- [Task directions] What is the count of lines that hold the word "this"? Give only the number.

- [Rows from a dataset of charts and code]
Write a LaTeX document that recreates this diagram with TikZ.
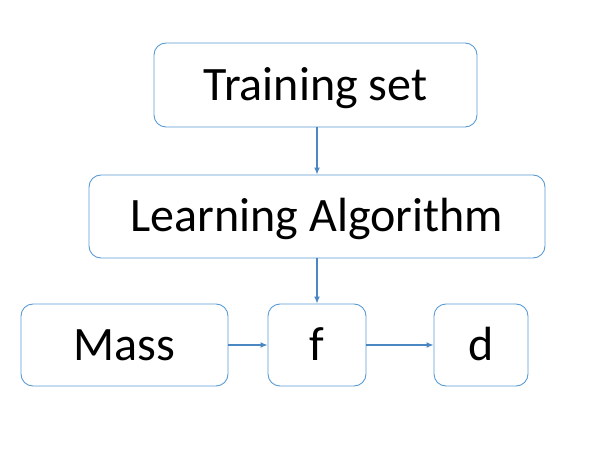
\documentclass[tikz,border=0pt]{standalone}
\usepackage{fontspec}
\setmainfont{Carlito}
\usepackage{tikz}
\usetikzlibrary{arrows.meta}
\definecolor{boxline}{RGB}{91,155,213}
\definecolor{linkline}{RGB}{75,135,195}

\begin{document}
\begin{tikzpicture}[x=1pt,y=-1pt,
   box/.style={draw=boxline,line width=0.9pt,rounded corners=12pt,inner sep=0pt,
     font=\fontsize{48}{52}\selectfont,text height=34pt,text depth=3pt},
   link/.style={draw=linkline,line width=1.3pt,-{Latex[length=7pt,width=6pt]}}]
\useasboundingbox (0,0) rectangle (608,449);
\node[box,minimum width=323pt,minimum height=84pt] (train) at (315.5,85) {Training set};
\node[box,minimum width=456pt,minimum height=83pt] (learn) at (317,216.5) {Learning Algorithm};
\node[box,minimum width=207pt,minimum height=82pt] (mass) at (124.5,345) {Mass};
\node[box,minimum width=98pt,minimum height=82pt] (hyp) at (317,345) {f};
\node[box,minimum width=94pt,minimum height=82pt] (out) at (481,345) {d};
\draw[link] (train.south -| hyp) -- (learn.north -| hyp);
\draw[link] (learn.south -| hyp) -- (hyp.north);
\draw[link] (mass) -- (hyp);
\draw[link] (hyp) -- (out);
\end{tikzpicture}
\end{document}
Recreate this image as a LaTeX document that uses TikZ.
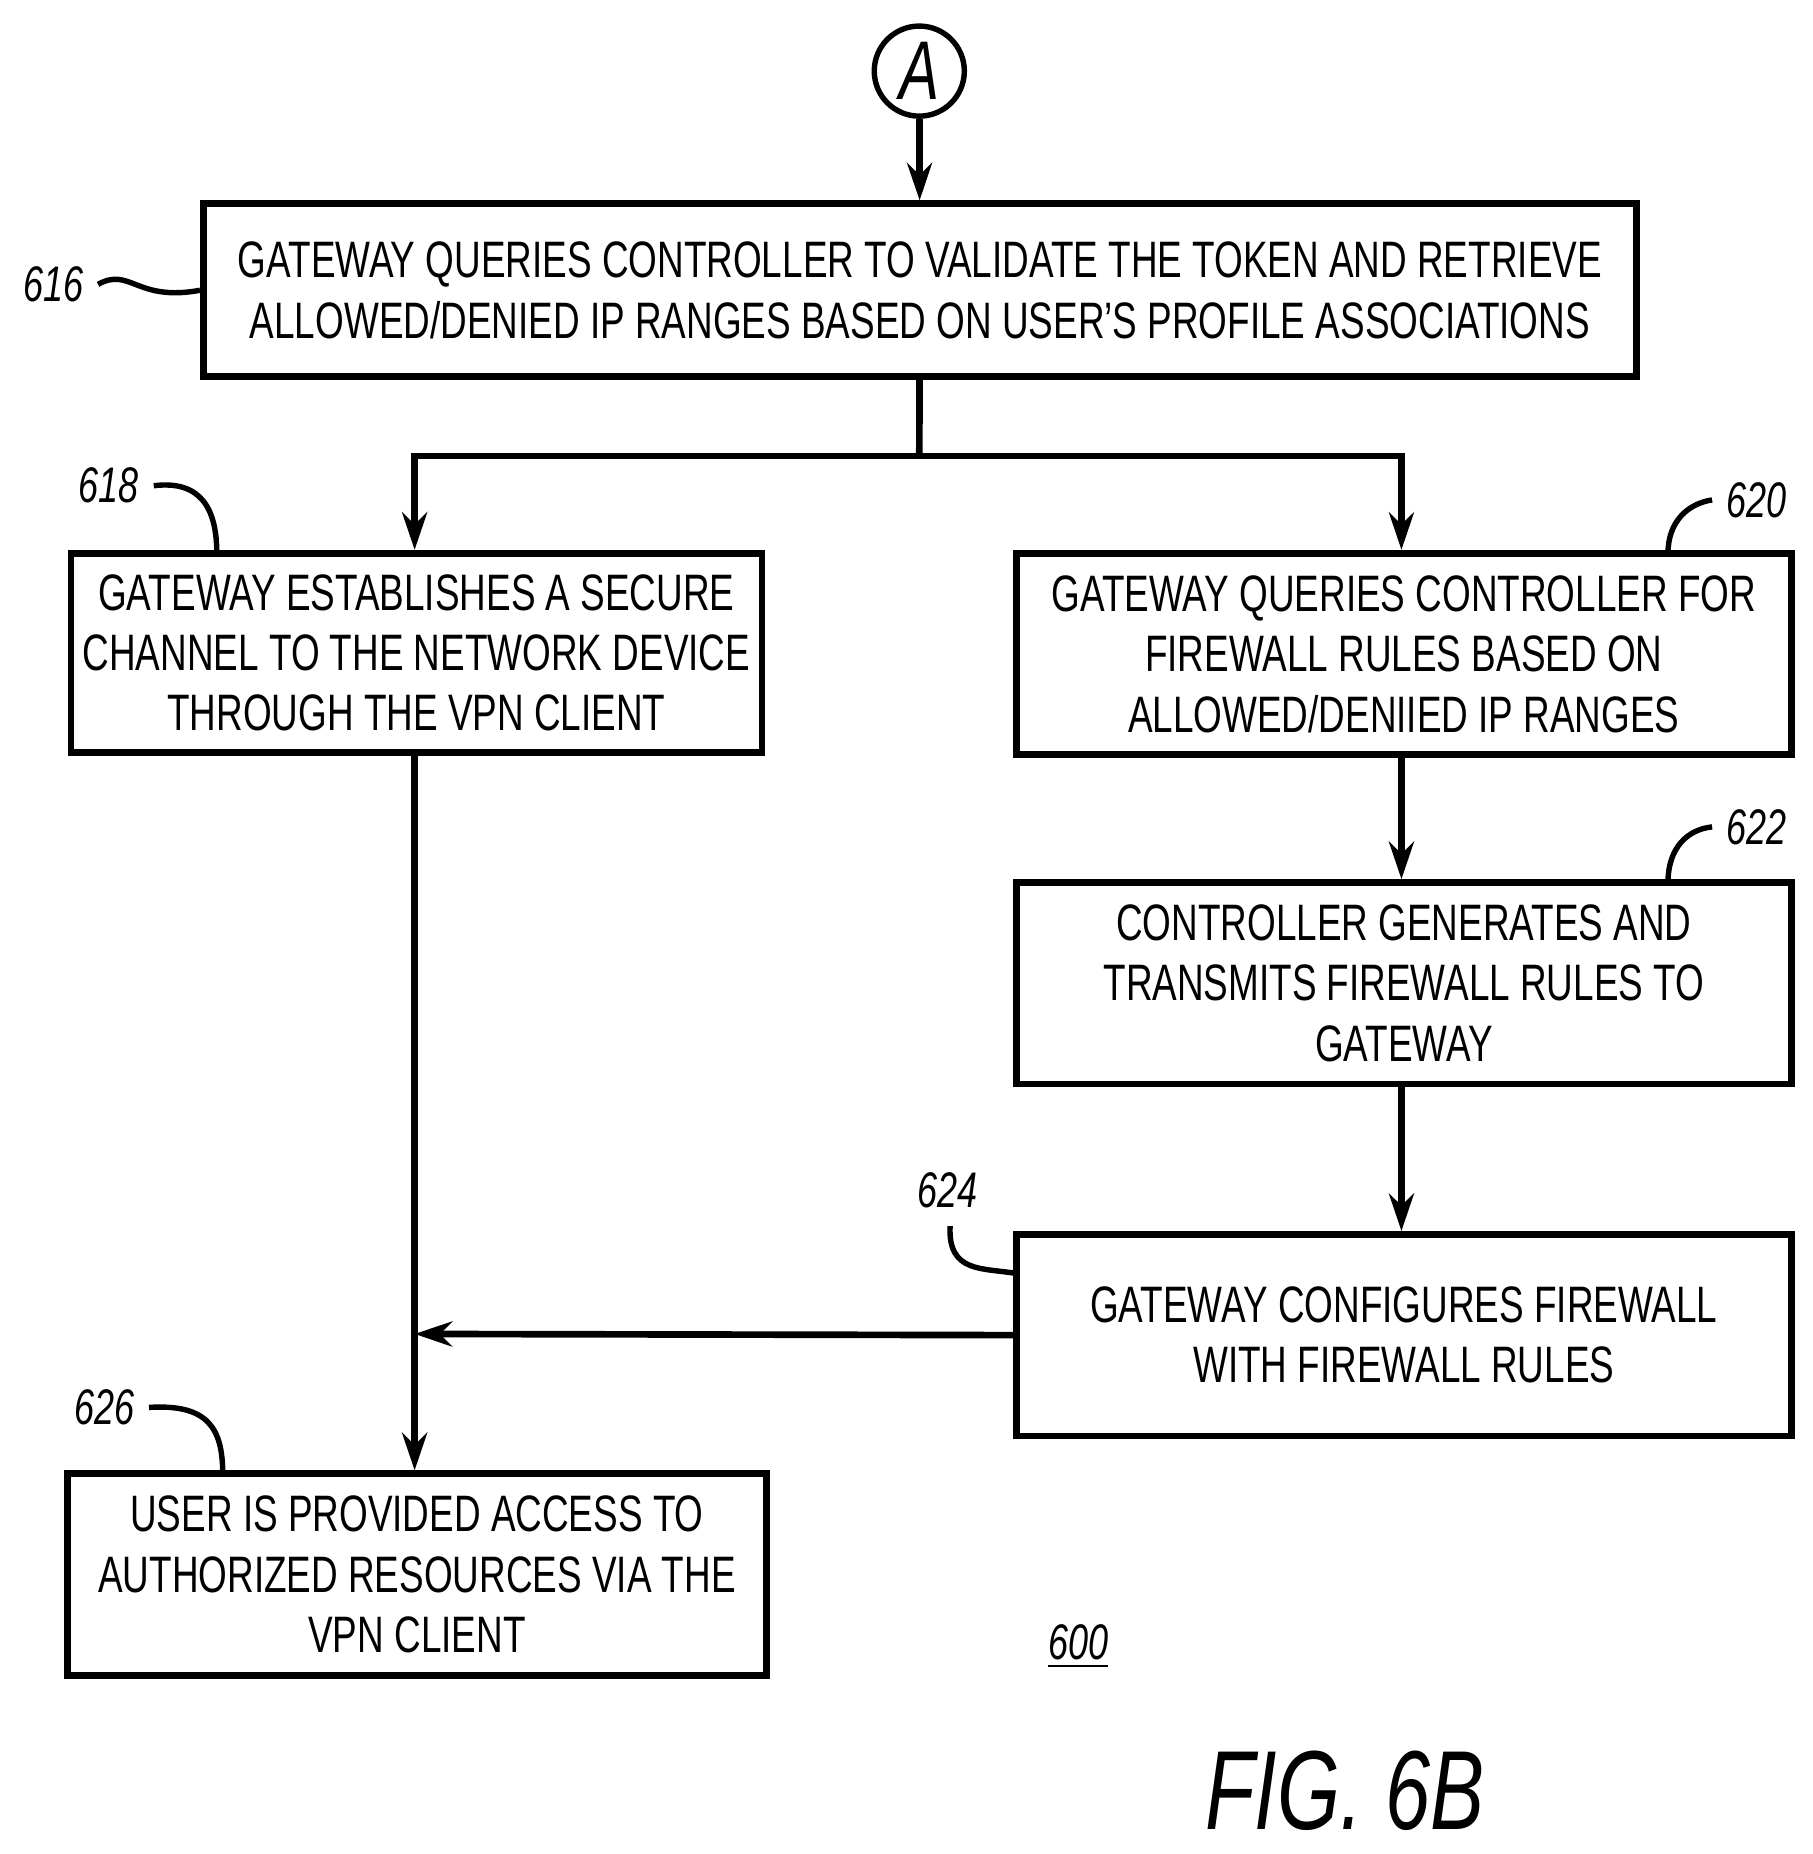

- [The response] 2